PROBLEM REQUIREMENTS: In the listing below, locate the line with "Clone this chart in matplotlib." and the line with "1860, 1960, 2020, 2105, 2160, 2235, 2285, 2355, 2400]", then output both and everything between them exactly, minus any pictures.

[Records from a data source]

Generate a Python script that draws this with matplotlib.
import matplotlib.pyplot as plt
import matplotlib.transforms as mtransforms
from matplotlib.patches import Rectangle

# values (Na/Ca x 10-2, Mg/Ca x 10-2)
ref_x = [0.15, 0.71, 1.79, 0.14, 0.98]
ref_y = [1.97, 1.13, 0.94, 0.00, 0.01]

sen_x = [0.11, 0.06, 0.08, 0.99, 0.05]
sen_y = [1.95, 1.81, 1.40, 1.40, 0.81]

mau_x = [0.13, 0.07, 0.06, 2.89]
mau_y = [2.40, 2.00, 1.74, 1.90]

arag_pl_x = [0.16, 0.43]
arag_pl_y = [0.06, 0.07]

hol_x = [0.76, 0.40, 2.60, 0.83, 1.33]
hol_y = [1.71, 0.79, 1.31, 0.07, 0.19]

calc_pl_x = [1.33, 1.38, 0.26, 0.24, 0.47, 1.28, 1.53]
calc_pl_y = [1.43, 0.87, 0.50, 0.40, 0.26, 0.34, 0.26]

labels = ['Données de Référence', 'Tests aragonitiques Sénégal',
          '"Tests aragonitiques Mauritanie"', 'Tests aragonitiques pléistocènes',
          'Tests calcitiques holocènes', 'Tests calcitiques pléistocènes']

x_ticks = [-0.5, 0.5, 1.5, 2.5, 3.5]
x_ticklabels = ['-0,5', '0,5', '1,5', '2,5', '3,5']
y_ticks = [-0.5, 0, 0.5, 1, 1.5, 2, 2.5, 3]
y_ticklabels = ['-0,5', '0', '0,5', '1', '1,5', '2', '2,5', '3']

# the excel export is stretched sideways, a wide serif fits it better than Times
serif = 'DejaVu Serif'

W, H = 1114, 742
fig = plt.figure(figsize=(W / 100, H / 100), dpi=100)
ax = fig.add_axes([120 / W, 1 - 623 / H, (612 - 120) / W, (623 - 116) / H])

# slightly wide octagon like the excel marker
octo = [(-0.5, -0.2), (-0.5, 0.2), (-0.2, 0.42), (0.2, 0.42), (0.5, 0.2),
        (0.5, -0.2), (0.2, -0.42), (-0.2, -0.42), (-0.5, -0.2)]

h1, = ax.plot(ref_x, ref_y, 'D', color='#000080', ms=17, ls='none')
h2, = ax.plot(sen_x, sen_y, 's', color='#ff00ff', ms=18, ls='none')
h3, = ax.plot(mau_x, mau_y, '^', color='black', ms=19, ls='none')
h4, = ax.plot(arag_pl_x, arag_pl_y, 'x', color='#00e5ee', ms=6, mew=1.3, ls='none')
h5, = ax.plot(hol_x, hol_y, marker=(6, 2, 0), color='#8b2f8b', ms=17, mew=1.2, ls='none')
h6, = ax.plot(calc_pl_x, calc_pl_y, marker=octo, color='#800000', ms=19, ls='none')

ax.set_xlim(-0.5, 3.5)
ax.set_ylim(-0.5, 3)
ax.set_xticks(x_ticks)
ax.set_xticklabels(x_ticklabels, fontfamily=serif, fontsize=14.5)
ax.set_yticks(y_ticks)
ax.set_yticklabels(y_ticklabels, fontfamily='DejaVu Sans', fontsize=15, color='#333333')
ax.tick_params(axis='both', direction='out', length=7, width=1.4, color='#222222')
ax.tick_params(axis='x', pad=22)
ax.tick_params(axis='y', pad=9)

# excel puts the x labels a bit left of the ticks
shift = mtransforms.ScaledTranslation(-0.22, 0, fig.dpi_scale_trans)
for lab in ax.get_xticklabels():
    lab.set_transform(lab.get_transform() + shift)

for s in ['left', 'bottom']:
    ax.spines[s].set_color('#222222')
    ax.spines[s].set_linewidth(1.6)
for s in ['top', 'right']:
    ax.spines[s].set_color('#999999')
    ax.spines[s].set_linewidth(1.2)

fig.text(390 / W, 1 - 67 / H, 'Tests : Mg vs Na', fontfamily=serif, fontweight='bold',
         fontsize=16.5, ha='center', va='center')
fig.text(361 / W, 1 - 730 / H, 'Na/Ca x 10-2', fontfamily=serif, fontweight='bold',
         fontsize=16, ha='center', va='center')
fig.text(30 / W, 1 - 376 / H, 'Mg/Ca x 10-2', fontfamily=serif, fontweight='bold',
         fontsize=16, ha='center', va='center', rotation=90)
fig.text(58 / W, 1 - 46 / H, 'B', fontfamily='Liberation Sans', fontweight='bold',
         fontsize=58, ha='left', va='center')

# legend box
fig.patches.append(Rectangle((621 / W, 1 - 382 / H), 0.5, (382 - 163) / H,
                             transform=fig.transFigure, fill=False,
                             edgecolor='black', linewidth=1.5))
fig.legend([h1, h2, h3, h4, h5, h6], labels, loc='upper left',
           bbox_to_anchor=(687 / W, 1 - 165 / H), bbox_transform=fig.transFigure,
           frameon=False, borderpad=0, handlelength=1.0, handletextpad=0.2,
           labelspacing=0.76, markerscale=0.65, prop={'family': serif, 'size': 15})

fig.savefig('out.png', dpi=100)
==
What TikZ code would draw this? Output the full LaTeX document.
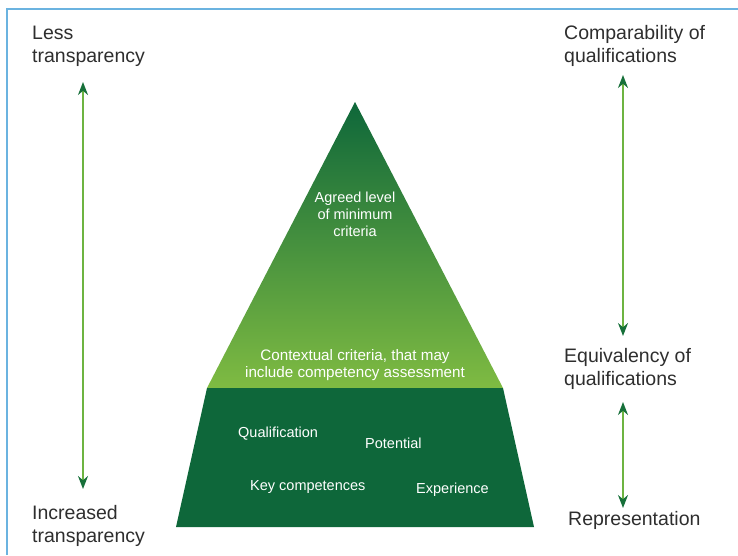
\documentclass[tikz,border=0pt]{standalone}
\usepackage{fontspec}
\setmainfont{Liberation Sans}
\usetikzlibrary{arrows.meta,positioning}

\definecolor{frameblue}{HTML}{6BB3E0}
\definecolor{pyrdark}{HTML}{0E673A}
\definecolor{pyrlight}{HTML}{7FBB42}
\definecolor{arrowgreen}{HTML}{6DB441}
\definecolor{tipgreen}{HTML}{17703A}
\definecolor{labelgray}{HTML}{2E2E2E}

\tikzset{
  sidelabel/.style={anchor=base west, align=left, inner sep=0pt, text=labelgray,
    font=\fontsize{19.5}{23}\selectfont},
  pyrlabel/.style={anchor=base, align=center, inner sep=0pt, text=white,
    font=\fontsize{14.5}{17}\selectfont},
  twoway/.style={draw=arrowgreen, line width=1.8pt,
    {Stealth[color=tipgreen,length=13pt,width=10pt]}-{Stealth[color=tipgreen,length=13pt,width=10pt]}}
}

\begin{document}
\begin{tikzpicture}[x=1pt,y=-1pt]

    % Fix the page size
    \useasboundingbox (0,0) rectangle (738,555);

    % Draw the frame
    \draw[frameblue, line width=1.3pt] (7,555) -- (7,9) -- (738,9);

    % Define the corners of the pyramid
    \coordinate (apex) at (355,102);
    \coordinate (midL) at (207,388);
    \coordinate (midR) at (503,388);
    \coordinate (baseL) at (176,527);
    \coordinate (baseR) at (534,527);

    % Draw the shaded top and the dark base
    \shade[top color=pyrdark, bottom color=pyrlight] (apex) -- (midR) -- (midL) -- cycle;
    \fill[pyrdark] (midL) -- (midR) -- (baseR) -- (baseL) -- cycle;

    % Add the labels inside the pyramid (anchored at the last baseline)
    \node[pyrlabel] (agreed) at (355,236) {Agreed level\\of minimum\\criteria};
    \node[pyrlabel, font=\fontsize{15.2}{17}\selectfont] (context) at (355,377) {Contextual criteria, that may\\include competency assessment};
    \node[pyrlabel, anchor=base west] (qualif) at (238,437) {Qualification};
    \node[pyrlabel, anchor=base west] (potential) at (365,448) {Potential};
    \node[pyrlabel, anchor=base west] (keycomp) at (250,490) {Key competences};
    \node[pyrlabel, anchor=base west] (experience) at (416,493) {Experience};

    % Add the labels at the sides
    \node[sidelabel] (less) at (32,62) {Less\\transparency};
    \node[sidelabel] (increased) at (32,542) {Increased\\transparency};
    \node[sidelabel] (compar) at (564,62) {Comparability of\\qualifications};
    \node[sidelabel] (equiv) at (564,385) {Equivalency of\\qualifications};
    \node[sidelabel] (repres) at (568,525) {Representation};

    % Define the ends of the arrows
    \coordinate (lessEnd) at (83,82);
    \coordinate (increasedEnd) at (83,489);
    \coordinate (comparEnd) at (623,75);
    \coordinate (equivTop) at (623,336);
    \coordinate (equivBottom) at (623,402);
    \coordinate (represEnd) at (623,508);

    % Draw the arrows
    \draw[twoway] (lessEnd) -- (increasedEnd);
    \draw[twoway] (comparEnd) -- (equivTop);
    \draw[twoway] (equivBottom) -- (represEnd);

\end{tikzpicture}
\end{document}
==
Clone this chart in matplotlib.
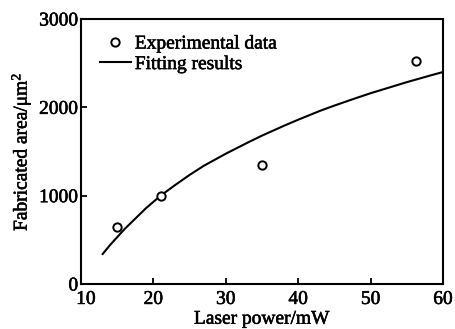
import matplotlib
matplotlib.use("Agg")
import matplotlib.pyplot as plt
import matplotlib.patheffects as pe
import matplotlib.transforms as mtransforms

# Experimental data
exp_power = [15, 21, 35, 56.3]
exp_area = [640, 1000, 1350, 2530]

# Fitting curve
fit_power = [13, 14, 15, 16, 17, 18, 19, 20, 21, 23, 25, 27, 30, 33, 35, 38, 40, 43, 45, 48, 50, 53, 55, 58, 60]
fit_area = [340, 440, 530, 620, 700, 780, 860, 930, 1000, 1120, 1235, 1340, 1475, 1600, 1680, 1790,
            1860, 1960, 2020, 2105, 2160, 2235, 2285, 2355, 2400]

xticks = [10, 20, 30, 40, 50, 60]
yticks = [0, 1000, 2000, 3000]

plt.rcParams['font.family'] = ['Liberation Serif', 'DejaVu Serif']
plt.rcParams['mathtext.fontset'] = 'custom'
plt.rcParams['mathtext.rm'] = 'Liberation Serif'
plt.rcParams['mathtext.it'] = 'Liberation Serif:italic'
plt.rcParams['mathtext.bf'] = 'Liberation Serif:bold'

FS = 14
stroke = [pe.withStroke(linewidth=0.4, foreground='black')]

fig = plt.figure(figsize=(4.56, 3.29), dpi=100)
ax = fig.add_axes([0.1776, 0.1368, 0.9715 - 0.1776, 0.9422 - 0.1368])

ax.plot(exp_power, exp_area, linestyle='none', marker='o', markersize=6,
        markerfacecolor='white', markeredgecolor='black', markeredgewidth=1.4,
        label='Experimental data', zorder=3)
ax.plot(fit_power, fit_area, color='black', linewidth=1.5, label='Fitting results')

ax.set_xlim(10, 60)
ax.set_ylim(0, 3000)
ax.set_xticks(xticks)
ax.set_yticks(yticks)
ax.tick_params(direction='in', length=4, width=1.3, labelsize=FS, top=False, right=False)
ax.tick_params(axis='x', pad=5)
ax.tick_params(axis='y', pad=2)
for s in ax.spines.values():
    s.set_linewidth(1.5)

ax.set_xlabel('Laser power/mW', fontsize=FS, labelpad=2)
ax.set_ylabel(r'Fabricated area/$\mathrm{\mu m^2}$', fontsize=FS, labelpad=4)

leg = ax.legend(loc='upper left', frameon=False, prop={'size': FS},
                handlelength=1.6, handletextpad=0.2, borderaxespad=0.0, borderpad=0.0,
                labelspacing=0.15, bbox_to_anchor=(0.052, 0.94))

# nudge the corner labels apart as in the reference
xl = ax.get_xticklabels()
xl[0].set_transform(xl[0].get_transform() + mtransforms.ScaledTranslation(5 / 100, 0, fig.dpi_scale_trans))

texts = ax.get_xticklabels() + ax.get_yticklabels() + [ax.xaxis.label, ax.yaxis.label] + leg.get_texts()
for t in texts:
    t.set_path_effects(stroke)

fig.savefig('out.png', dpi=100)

WRITTEN SOLUTION:
Clone this chart in matplotlib.
import matplotlib
matplotlib.use("Agg")
import matplotlib.pyplot as plt
import matplotlib.patheffects as pe
import matplotlib.transforms as mtransforms

# Experimental data
exp_power = [15, 21, 35, 56.3]
exp_area = [640, 1000, 1350, 2530]

# Fitting curve
fit_power = [13, 14, 15, 16, 17, 18, 19, 20, 21, 23, 25, 27, 30, 33, 35, 38, 40, 43, 45, 48, 50, 53, 55, 58, 60]
fit_area = [340, 440, 530, 620, 700, 780, 860, 930, 1000, 1120, 1235, 1340, 1475, 1600, 1680, 1790,
            1860, 1960, 2020, 2105, 2160, 2235, 2285, 2355, 2400]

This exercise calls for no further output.